- **Goal of the exercise**
Emit the data below verbatim, stripping out any pictures.

- **Given data**

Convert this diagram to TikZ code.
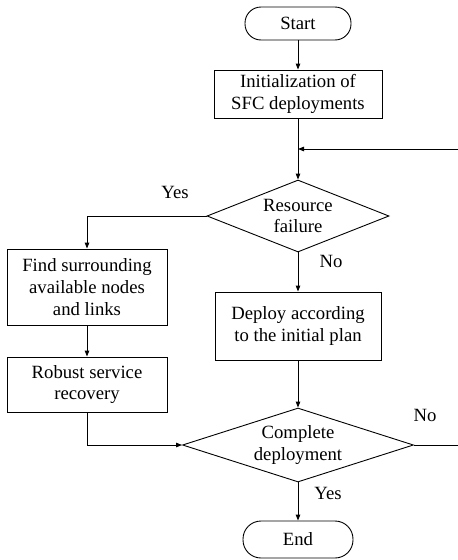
\documentclass[tikz,border=0pt]{standalone}
\usepackage{fontspec}
\setmainfont{Liberation Serif}
\usetikzlibrary{arrows.meta,shapes.geometric,calc}
\begin{document}
\begin{tikzpicture}[x=1pt,y=1pt,
  font=\fontsize{18.7}{21.7}\selectfont,
  every node/.style={align=center},
  box/.style={draw,line width=0.9pt,rectangle,inner sep=0pt},
  term/.style={draw,line width=0.9pt,rectangle,rounded corners=16pt,inner sep=0pt},
  dec/.style={draw,line width=0.9pt,diamond,inner sep=0pt},
  lbl/.style={inner sep=0pt},
  arr/.style={line width=0.9pt,-{Triangle[length=6pt,width=4.5pt]}},
  ln/.style={line width=0.9pt}]
\useasboundingbox (0,0) rectangle (458,-560);
\node[term,minimum width=106pt,minimum height=33pt] (start) at (298,-23.5) {Start};
\node[box,minimum width=168pt,minimum height=48pt] (init) at (298,-94) {Initialization of\\SFC deployments};
\node[dec,minimum width=182pt,minimum height=72pt] (d1) at (298,-216) {};
\node[lbl] (d1t) at (d1.center) {Resource\\failure};
\node[box,minimum width=160pt,minimum height=76pt] (find) at (87,-287) {Find surrounding\\available nodes\\and links};
\node[box,minimum width=160pt,minimum height=55pt] (robust) at (87,-384.5) {Robust service\\recovery};
\node[box,minimum width=166pt,minimum height=68pt] (deploy) at (298,-326) {Deploy according\\to the initial plan};
\node[dec,minimum width=231pt,minimum height=74pt] (d2) at (298,-445) {};
\node[lbl] (d2t) at (d2.center) {Complete\\deployment};
\node[term,minimum width=110pt,minimum height=37pt,rounded corners=18pt] (end) at (298,-539.5) {End};
\node[lbl] (yes1) at (175,-192) {Yes};
\node[lbl] (no1) at (331,-261) {No};
\node[lbl] (no2) at (425,-415) {No};
\node[lbl] (yes2) at (328,-493) {Yes};
\coordinate (fbR) at (458,-149);
\coordinate (noR) at (458,-445);
\draw[arr] (start) -- (init);
\draw[arr] (init) -- (d1);
\draw[arr] (fbR) -- (fbR -| d1.north);
\draw[arr] (d1.west) -| (find.north);
\draw[arr] (d1.south) -- (deploy.north);
\draw[arr] (find) -- (robust);
\draw[arr] (robust.south) |- (d2.west);
\draw[arr] (deploy.south) -- (d2.north);
\draw[ln] (d2.east) -- (noR);
\draw[arr] (d2.south) -- (end.north);
\end{tikzpicture}
\end{document}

- **Exercise result**
Convert this diagram to TikZ code.
\documentclass[tikz,border=0pt]{standalone}
\usepackage{fontspec}
\setmainfont{Liberation Serif}
\usetikzlibrary{arrows.meta,shapes.geometric,calc}
\begin{document}
\begin{tikzpicture}[x=1pt,y=1pt,
  font=\fontsize{18.7}{21.7}\selectfont,
  every node/.style={align=center},
  box/.style={draw,line width=0.9pt,rectangle,inner sep=0pt},
  term/.style={draw,line width=0.9pt,rectangle,rounded corners=16pt,inner sep=0pt},
  dec/.style={draw,line width=0.9pt,diamond,inner sep=0pt},
  lbl/.style={inner sep=0pt},
  arr/.style={line width=0.9pt,-{Triangle[length=6pt,width=4.5pt]}},
  ln/.style={line width=0.9pt}]
\useasboundingbox (0,0) rectangle (458,-560);
\node[term,minimum width=106pt,minimum height=33pt] (start) at (298,-23.5) {Start};
\node[box,minimum width=168pt,minimum height=48pt] (init) at (298,-94) {Initialization of\\SFC deployments};
\node[dec,minimum width=182pt,minimum height=72pt] (d1) at (298,-216) {};
\node[lbl] (d1t) at (d1.center) {Resource\\failure};
\node[box,minimum width=160pt,minimum height=76pt] (find) at (87,-287) {Find surrounding\\available nodes\\and links};
\node[box,minimum width=160pt,minimum height=55pt] (robust) at (87,-384.5) {Robust service\\recovery};
\node[box,minimum width=166pt,minimum height=68pt] (deploy) at (298,-326) {Deploy according\\to the initial plan};
\node[dec,minimum width=231pt,minimum height=74pt] (d2) at (298,-445) {};
\node[lbl] (d2t) at (d2.center) {Complete\\deployment};
\node[term,minimum width=110pt,minimum height=37pt,rounded corners=18pt] (end) at (298,-539.5) {End};
\node[lbl] (yes1) at (175,-192) {Yes};
\node[lbl] (no1) at (331,-261) {No};
\node[lbl] (no2) at (425,-415) {No};
\node[lbl] (yes2) at (328,-493) {Yes};
\coordinate (fbR) at (458,-149);
\coordinate (noR) at (458,-445);
\draw[arr] (start) -- (init);
\draw[arr] (init) -- (d1);
\draw[arr] (fbR) -- (fbR -| d1.north);
\draw[arr] (d1.west) -| (find.north);
\draw[arr] (d1.south) -- (deploy.north);
\draw[arr] (find) -- (robust);
\draw[arr] (robust.south) |- (d2.west);
\draw[arr] (deploy.south) -- (d2.north);
\draw[ln] (d2.east) -- (noR);
\draw[arr] (d2.south) -- (end.north);
\end{tikzpicture}
\end{document}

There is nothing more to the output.